- [What this task involves]: Output nothing but the lines from the one with "Output the Python" through the one with "from matplotlib.ticker import FuncFormatter", including both. Leave the pictures out of the copy.

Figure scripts
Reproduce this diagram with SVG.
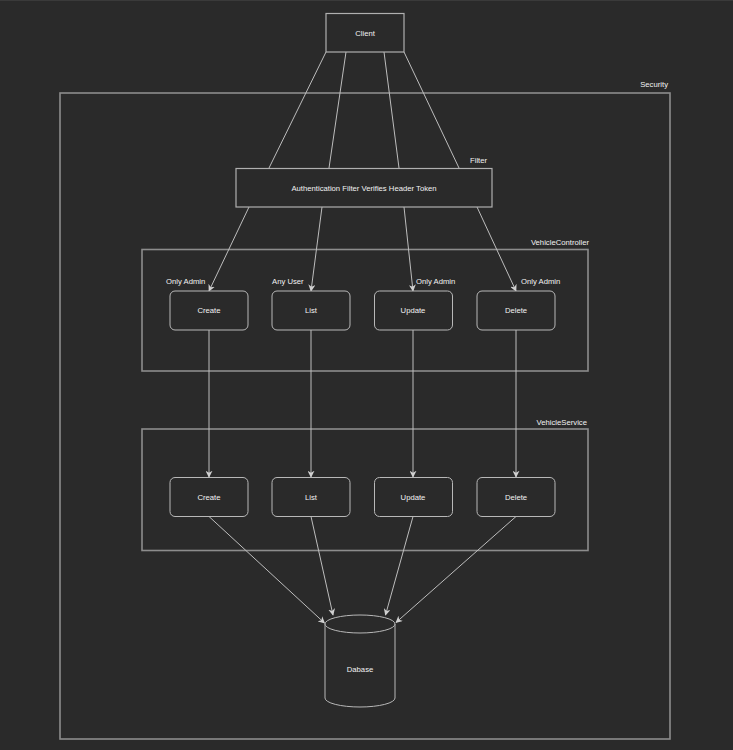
<svg xmlns="http://www.w3.org/2000/svg" width="733" height="750" viewBox="0 0 733 750">
<defs>
<style>
text{font-family:"Liberation Sans",Arial,sans-serif;font-size:7.7px;fill:#f2f2f2}
.c{text-anchor:middle;dominant-baseline:central}
.box{fill:#2a2a2a;stroke:#b0b0b0;stroke-width:1.2}
.grp{fill:none;stroke:#8c8c8c;stroke-width:1.6}
.node{fill:#2a2a2a;stroke:#b8b8b8;stroke-width:1}
.e{fill:none;stroke:#bdbdbd;stroke-width:1}
.ea{fill:none;stroke:#bdbdbd;stroke-width:1;marker-end:url(#arr)}
</style>
<marker id="arr" viewBox="0 0 10 10" refX="9" refY="5" markerWidth="7" markerHeight="7" markerUnits="userSpaceOnUse" orient="auto">
<path d="M0,0 L10,5 L0,10 L3,5 Z" fill="#d0d0d0"/>
</marker>
</defs>
<rect width="733" height="750" fill="#2a2a2a"/>
<line x1="0" y1="0.5" x2="733" y2="0.5" stroke="#3a3a3a"/>

<g id="security">
<rect class="grp" x="60" y="93" width="610" height="646"/>
<text x="668" y="87" text-anchor="end">Security</text>
</g>
<g id="vehicle-controller">
<rect class="grp" x="142" y="249.5" width="446" height="121.5"/>
<text x="589" y="245" text-anchor="end">VehicleController</text>
</g>
<g id="vehicle-service">
<rect class="grp" x="142" y="429" width="446" height="121.5"/>
<text x="587" y="425" text-anchor="end">VehicleService</text>
</g>

<g id="connectors">
<line class="e" x1="326" y1="52" x2="269" y2="168"/>
<line class="e" x1="346" y1="52" x2="329" y2="168"/>
<line class="e" x1="384" y1="52" x2="399" y2="168"/>
<line class="e" x1="404" y1="52" x2="459" y2="168"/>
<line class="ea" x1="249" y1="207" x2="209" y2="291"/>
<line class="ea" x1="322" y1="207" x2="311" y2="291"/>
<line class="ea" x1="404" y1="207" x2="413" y2="291"/>
<line class="ea" x1="477" y1="207" x2="516" y2="291"/>
<line class="ea" x1="209" y1="330" x2="209" y2="477"/>
<line class="ea" x1="311" y1="330" x2="311" y2="477"/>
<line class="ea" x1="413" y1="330" x2="413" y2="477"/>
<line class="ea" x1="516" y1="330" x2="516" y2="477"/>
<line class="ea" x1="209" y1="516.5" x2="324.5" y2="623"/>
<line class="ea" x1="311" y1="516.5" x2="333" y2="615"/>
<line class="ea" x1="413" y1="516.5" x2="385.5" y2="615"/>
<line class="ea" x1="516" y1="516.5" x2="396" y2="622.5"/>
</g>

<g id="client">
<rect class="box" x="326" y="13.5" width="78" height="38.5"/>
<text class="c" x="365" y="33">Client</text>
</g>
<g id="filter">
<rect class="box" x="236" y="168.5" width="256" height="38.5"/>
<text class="c" x="364" y="188">Authentication Filter Verifies Header Token</text>
<text x="470" y="163">Filter</text>
</g>

<g id="ctrl-create">
<rect class="node" x="170" y="291" width="78" height="39" rx="5"/>
<text class="c" x="209" y="310.5">Create</text>
<text x="166" y="284">Only Admin</text>
</g>
<g id="ctrl-list">
<rect class="node" x="272" y="291" width="78" height="39" rx="5"/>
<text class="c" x="311" y="310.5">List</text>
<text x="272" y="284">Any User</text>
</g>
<g id="ctrl-update">
<rect class="node" x="374.5" y="291" width="78" height="39" rx="5"/>
<text class="c" x="413" y="310.5">Update</text>
<text x="416" y="284">Only Admin</text>
</g>
<g id="ctrl-delete">
<rect class="node" x="477" y="291" width="78" height="39" rx="5"/>
<text class="c" x="516" y="310.5">Delete</text>
<text x="521" y="284">Only Admin</text>
</g>

<g id="svc-create">
<rect class="node" x="170" y="477.5" width="78" height="39" rx="5"/>
<text class="c" x="209" y="497">Create</text>
</g>
<g id="svc-list">
<rect class="node" x="272" y="477.5" width="78" height="39" rx="5"/>
<text class="c" x="311" y="497">List</text>
</g>
<g id="svc-update">
<rect class="node" x="374.5" y="477.5" width="78" height="39" rx="5"/>
<text class="c" x="413" y="497">Update</text>
</g>
<g id="svc-delete">
<rect class="node" x="477" y="477.5" width="78" height="39" rx="5"/>
<text class="c" x="516" y="497">Delete</text>
</g>

<g id="database">
<path class="node" d="M325,624 L325,698 A35,9 0 0 0 395,698 L395,624 A35,9 0 0 0 325,624 Z"/>
<path class="node" d="M325,624 A35,9 0 0 0 395,624" fill="none"/>
<text class="c" x="360" y="669">Dabase</text>
</g>
</svg>
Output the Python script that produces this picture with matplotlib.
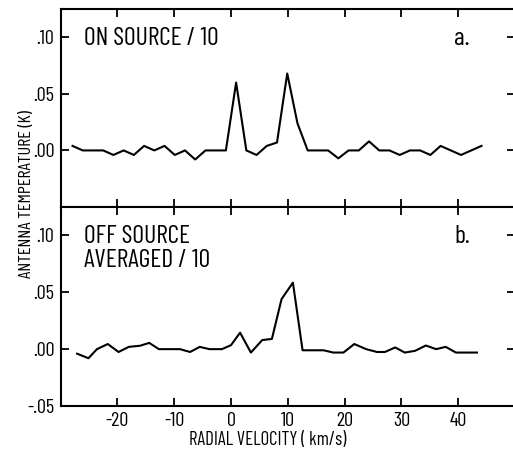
import matplotlib
matplotlib.use("Agg")
import matplotlib.pyplot as plt
from matplotlib.ticker import FuncFormatter

# ---- data ----
v_on = [-27.9, -26.1, -24.3, -22.5, -20.7, -18.9, -17.1, -15.3, -13.5, -11.7,
        -9.9, -8.1, -6.3, -4.5, -2.7, -0.9, 0.9, 2.7, 4.5, 6.3,
        8.1, 9.9, 11.7, 13.5, 15.3, 17.1, 18.9, 20.7, 22.5, 24.3,
        26.1, 27.9, 29.7, 31.5, 33.3, 35.1, 36.9, 38.7, 40.5, 42.3, 44.1]
t_on = [0.004, 0.0, 0.0, 0.0, -0.004, 0.0, -0.004, 0.004, 0.0, 0.004,
        -0.004, 0.0, -0.008, 0.0, 0.0, 0.0, 0.060, 0.0, -0.004, 0.004,
        0.007, 0.068, 0.024, 0.0, 0.0, 0.0, -0.007, 0.0, 0.0, 0.008,
        0.0, 0.0, -0.004, 0.0, 0.0, -0.004, 0.004, 0.0, -0.004, 0.0, 0.004]

v_off = [-27.1, -25.1, -23.6, -21.7, -19.8, -18.0, -16.0, -14.4, -12.7, -10.7,
         -9.0, -7.2, -5.5, -3.8, -1.6, 0.0, 1.6, 3.5, 5.5, 7.2,
         8.9, 10.9, 12.6, 14.4, 16.3, 18.0, 19.8, 21.7, 23.8, 25.7,
         27.1, 28.9, 30.6, 32.4, 34.3, 36.1, 37.8, 39.6, 41.5, 43.3]
t_off = [-0.004, -0.008, 0.0, 0.0045, -0.0025, 0.002, 0.003, 0.0055, 0.0, 0.0,
         0.0, -0.0025, 0.002, 0.0, 0.0, 0.0035, 0.0145, -0.003, 0.008, 0.009,
         0.044, 0.0585, -0.001, -0.001, -0.001, -0.003, -0.003, 0.0045, 0.0, -0.0025,
         -0.0025, 0.0015, -0.003, -0.0015, 0.0032, 0.0, 0.002, -0.003, -0.003, -0.003]

xticks = [-20, -10, 0, 10, 20, 30, 40]
yticks_top = [0.0, 0.05, 0.10]
yticks_bot = [-0.05, 0.0, 0.05, 0.10]

# ---- style ----
FONT = ['Barlow Condensed', 'DejaVu Sans']
plt.rcParams['font.family'] = FONT
plt.rcParams['font.weight'] = 'normal'

W, H = 513, 451
fig = plt.figure(figsize=(W / 100, H / 100), dpi=100)

x0 = 60.6 / W
wid = (515.0 - 60.6) / W
ax1 = fig.add_axes([x0, (H - 207) / H, wid, (207 - 9) / H])
ax2 = fig.add_axes([x0, (H - 406) / H, wid, (406 - 207) / H])

def fmt(v, pos):
    s = f"{v:.2f}"
    s = s.replace("0.", ".", 1)
    if s == "-.00":
        s = ".00"
    return s

for ax in (ax1, ax2):
    ax.set_xlim(-30, 50)
    ax.set_ylim(-0.05, 0.125)
    ax.set_xticks(xticks)
    ax.tick_params(direction='in', length=6, width=1.3, top=True, right=True,
                   labelsize=14.5, pad=4.5, colors='black')
    for s in ax.spines.values():
        s.set_linewidth(1.5)
    ax.yaxis.set_major_formatter(FuncFormatter(fmt))

ax1.set_yticks(yticks_top)
ax2.set_yticks(yticks_bot)
ax1.tick_params(labelbottom=False)
ax2.set_xticklabels([str(t) for t in xticks])

ax1.plot(v_on, t_on, color='black', lw=1.5)
ax2.plot(v_off, t_off, color='black', lw=1.5)

PT = 18.5
ax1.text(-25.9, 0.1095, "ON SOURCE\u2009/\u200910", fontsize=PT, va='top', ha='left')
ax1.text(39.3, 0.1095, "a.", fontsize=PT, va='top', ha='left')
ax2.text(-25.9, 0.1095, "OFF SOURCE\nAVERAGED\u2009/\u200910", fontsize=PT, va='top',
         ha='left', linespacing=1.05)
ax2.text(39.3, 0.1095, "b.", fontsize=PT, va='top', ha='left')

fig.text(268 / W, (H - 440) / H, "RADIAL VELOCITY (\u2009km/s)", fontsize=13.5,
         ha='center', va='center')
fig.text(27 / W, (H - 194) / H, "ANTENNA TEMPERATURE (K)", rotation=90,
         fontsize=13, ha='center', va='center')

fig.savefig("out.png", dpi=100)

- [Exercise response]:
Output the Python script that produces this picture with matplotlib.
import matplotlib
matplotlib.use("Agg")
import matplotlib.pyplot as plt
from matplotlib.ticker import FuncFormatter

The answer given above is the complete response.